=== Exercise prompt ===
Please output the data below exactly as given, starting at its first line and stopping after the line that contains "na poszczególnych blokach)</text>".

=== Collected data ===
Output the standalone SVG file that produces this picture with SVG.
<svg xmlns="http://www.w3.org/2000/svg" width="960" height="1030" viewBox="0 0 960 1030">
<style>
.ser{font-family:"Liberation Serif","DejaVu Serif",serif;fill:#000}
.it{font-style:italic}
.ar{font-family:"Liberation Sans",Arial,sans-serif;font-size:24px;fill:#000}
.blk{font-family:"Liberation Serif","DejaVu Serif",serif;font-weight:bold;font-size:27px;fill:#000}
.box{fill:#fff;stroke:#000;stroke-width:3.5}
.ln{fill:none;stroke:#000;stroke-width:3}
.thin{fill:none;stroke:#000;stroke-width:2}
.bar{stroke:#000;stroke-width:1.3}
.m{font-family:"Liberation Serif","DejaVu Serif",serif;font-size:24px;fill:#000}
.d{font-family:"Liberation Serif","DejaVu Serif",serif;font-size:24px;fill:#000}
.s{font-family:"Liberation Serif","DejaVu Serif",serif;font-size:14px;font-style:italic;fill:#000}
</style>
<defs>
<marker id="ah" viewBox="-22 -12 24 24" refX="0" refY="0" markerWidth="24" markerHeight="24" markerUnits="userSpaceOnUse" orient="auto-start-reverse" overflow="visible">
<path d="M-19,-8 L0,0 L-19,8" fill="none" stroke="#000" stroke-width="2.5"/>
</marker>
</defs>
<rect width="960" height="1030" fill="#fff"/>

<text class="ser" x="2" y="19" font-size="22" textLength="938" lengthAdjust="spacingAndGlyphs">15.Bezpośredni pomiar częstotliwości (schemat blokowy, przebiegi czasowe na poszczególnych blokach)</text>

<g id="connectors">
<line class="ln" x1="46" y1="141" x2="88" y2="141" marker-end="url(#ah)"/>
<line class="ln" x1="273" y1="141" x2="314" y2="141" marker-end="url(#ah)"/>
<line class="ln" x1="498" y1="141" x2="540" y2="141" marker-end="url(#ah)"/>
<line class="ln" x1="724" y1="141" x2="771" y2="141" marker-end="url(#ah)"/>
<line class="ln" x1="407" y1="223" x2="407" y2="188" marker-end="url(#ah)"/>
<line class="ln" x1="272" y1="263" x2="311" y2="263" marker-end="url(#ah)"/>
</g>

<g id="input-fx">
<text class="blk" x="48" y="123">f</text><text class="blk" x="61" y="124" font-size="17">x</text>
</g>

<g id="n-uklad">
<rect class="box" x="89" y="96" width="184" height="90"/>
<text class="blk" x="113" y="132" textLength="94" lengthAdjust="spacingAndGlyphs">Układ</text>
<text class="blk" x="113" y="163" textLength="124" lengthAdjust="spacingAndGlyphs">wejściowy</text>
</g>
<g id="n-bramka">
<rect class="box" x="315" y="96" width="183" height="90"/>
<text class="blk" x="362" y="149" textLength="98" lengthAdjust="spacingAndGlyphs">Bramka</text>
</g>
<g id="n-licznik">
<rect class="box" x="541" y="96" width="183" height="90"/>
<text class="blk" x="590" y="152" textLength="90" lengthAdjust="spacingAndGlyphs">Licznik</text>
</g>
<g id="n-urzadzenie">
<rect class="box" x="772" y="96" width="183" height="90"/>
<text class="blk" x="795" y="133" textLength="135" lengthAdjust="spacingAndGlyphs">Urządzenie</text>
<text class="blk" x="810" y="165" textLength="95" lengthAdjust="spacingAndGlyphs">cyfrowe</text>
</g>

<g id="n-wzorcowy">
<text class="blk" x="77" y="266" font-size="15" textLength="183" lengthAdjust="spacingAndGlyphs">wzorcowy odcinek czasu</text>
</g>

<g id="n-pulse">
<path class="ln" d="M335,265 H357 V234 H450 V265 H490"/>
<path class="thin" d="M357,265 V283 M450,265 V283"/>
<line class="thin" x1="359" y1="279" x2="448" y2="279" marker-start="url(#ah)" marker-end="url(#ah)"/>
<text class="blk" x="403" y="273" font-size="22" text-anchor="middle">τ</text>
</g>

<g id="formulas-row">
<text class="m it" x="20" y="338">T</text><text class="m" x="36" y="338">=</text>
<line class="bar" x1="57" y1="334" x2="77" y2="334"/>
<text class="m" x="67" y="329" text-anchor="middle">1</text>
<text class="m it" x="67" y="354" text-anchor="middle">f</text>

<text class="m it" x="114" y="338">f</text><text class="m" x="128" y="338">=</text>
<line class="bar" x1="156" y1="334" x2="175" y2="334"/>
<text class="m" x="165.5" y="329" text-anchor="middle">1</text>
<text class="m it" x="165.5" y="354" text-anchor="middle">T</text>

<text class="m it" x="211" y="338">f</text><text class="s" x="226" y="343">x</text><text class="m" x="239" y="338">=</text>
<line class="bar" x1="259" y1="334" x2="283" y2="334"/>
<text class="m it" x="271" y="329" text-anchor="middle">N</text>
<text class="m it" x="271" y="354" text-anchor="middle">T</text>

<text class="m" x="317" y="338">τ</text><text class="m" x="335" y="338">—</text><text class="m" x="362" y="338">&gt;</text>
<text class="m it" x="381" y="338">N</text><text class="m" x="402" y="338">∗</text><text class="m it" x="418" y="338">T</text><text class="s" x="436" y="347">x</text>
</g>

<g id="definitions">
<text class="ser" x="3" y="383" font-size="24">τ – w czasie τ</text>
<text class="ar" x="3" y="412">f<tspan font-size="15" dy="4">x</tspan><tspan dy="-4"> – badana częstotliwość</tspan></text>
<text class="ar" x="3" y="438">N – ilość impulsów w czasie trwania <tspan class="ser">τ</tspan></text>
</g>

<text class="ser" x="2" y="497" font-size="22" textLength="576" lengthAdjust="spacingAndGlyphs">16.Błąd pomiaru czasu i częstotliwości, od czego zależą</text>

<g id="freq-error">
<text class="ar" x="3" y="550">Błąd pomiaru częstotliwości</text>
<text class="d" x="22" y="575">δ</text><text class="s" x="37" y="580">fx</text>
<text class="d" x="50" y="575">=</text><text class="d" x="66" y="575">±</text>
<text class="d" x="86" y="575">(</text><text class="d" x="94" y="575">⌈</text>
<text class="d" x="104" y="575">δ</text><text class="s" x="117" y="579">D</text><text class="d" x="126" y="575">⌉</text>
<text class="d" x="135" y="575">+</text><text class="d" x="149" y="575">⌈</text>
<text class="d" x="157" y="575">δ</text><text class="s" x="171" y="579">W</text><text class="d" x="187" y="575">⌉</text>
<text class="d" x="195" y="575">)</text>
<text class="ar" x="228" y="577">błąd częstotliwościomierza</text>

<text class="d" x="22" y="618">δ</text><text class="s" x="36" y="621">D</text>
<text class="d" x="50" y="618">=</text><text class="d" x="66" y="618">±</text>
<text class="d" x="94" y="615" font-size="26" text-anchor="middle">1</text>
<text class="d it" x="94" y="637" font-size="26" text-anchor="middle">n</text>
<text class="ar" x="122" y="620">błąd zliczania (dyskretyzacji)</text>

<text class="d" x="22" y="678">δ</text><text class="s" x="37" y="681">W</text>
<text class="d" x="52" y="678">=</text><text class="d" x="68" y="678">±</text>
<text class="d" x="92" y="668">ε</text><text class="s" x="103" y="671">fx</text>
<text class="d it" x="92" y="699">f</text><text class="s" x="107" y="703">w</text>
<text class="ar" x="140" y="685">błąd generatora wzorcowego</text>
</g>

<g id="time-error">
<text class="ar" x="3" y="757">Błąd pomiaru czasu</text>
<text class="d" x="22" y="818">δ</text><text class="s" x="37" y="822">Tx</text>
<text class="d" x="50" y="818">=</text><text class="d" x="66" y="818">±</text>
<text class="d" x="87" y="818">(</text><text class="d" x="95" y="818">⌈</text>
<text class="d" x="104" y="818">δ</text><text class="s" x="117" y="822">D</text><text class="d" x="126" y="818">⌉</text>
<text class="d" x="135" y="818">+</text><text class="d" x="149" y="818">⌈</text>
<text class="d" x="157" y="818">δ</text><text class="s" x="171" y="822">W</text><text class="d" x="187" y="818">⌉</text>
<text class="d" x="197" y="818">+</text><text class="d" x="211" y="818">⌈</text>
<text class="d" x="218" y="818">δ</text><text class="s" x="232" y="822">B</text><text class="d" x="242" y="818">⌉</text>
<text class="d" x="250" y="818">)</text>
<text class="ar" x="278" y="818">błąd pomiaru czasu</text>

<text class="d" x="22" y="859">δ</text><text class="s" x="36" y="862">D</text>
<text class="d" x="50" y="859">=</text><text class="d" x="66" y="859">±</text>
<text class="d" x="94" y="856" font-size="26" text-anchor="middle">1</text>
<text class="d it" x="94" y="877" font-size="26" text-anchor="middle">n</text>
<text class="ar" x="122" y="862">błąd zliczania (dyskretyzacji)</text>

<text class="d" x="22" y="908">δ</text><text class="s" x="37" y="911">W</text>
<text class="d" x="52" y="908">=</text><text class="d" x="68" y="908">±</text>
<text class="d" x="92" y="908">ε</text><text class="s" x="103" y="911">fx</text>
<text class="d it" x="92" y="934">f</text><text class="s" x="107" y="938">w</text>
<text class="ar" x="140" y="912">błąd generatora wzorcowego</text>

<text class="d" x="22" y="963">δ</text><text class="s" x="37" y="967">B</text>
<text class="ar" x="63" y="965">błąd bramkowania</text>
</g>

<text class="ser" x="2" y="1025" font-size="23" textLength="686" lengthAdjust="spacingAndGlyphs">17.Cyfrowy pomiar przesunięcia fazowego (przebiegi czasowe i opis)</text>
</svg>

=== Result for this task ===
Output the standalone SVG file that produces this picture with SVG.
<svg xmlns="http://www.w3.org/2000/svg" width="960" height="1030" viewBox="0 0 960 1030">
<style>
.ser{font-family:"Liberation Serif","DejaVu Serif",serif;fill:#000}
.it{font-style:italic}
.ar{font-family:"Liberation Sans",Arial,sans-serif;font-size:24px;fill:#000}
.blk{font-family:"Liberation Serif","DejaVu Serif",serif;font-weight:bold;font-size:27px;fill:#000}
.box{fill:#fff;stroke:#000;stroke-width:3.5}
.ln{fill:none;stroke:#000;stroke-width:3}
.thin{fill:none;stroke:#000;stroke-width:2}
.bar{stroke:#000;stroke-width:1.3}
.m{font-family:"Liberation Serif","DejaVu Serif",serif;font-size:24px;fill:#000}
.d{font-family:"Liberation Serif","DejaVu Serif",serif;font-size:24px;fill:#000}
.s{font-family:"Liberation Serif","DejaVu Serif",serif;font-size:14px;font-style:italic;fill:#000}
</style>
<defs>
<marker id="ah" viewBox="-22 -12 24 24" refX="0" refY="0" markerWidth="24" markerHeight="24" markerUnits="userSpaceOnUse" orient="auto-start-reverse" overflow="visible">
<path d="M-19,-8 L0,0 L-19,8" fill="none" stroke="#000" stroke-width="2.5"/>
</marker>
</defs>
<rect width="960" height="1030" fill="#fff"/>

<text class="ser" x="2" y="19" font-size="22" textLength="938" lengthAdjust="spacingAndGlyphs">15.Bezpośredni pomiar częstotliwości (schemat blokowy, przebiegi czasowe na poszczególnych blokach)</text>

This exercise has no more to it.